Florian Wimmer, Co-Founder and CEO of Blockpit, is one of Austria’s leading voices in crypto compliance. Having scaled Blockpit internationally, he operates at the intersection of blockchain innovation and EU regulation under MiCA.

In our conversation, Florian shares where Austria stands in blockchain and fintech, why Vienna is gaining regulatory momentum, what still makes EU-wide scaling challenging and what this means for investors and startups navigating Europe’s evolving digital asset landscape.

  1. Compared to Germany, Switzerland or generally the EU, where does Austria genuinely outperform in blockchain and fintech and where are we currently losing momentum? We've built great competence at the regulator (FMA) in Austria, which is now giving us strong momentum due to the international rush into European markets enabled by the MiCA Regulation. In theory, you can choose any of the 27 member states to get the license, but major players are flocking to Vienna. I'm not sure if we can lose momentum anywhere, which we never had.



  1. Blockpit expanded internationally early on. What structural barriers still make EU-wide scaling harder for Austrian fintech startups and what needs to change at the capital market or policy level? EU-wide scaling is hard in general, as you are restricted by many national rulesets (regulation, taxation, employment etc) which need to be considered in every part of your internal structure as well as the product.

    This is not just true for Austrian startups but for everyone trying to expand into multiple markets - it is way easier to address the same market size in the USA (450mio vs 350mio) which mostly harmonized these topics across 50 states.



  1. Austria is often seen as relatively crypto-friendly, yet EU regulation is tightening rapidly. Over the next five years, will regulation become a competitive advantage for Austrian startups or a structural growth constraint?
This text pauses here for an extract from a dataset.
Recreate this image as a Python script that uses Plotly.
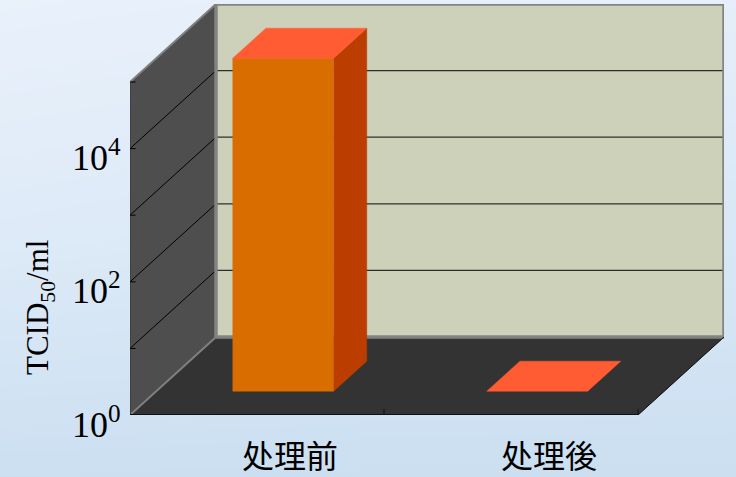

    It depends on the business model - if regulation can be integrated as a product feature, certain markets will be made accessible, which are blocked for others (especially AI-blackboxes).  Especially in the fintech and compliance sector, it is very important where your company is based and if legal action can be taken against you if you do not fulfill your obligations.



  1. If you had EUR 1 Mio to deploy as an investor in Austria right now, which sub-sector within blockchain or fintech would you back and why?

    Anything that is "AI-resistant", meaning the business model cannot (in my current view) easily disrupted by AI - or on the other side, idea stage startups by serial entrepreneurs which plan to heavily leverage AI in all parts of their workflows.



  1. With the first EU-regulated stablecoin emerging under MiCA, do you see this as a breakthrough moment for Europe’s digital asset sovereignty, or will US-dollar-backed stablecoins continue to dominate in practice? What does this mean for Austrian startups and investors?

    USD-backed stablecoins will definitely continue dominating global liquidity due to network effects (they have a "long" history in crypto and are integrated as the base for liquidity pairs everywhere). However, MiCA-regulated euro stablecoins are strategically important for European institutional adoption and regulatory clarity. The breakthrough is less about market share and more about credibility and infrastructure. Austrian startups should focus on enabling compliant usage rather than competing on currency dominance.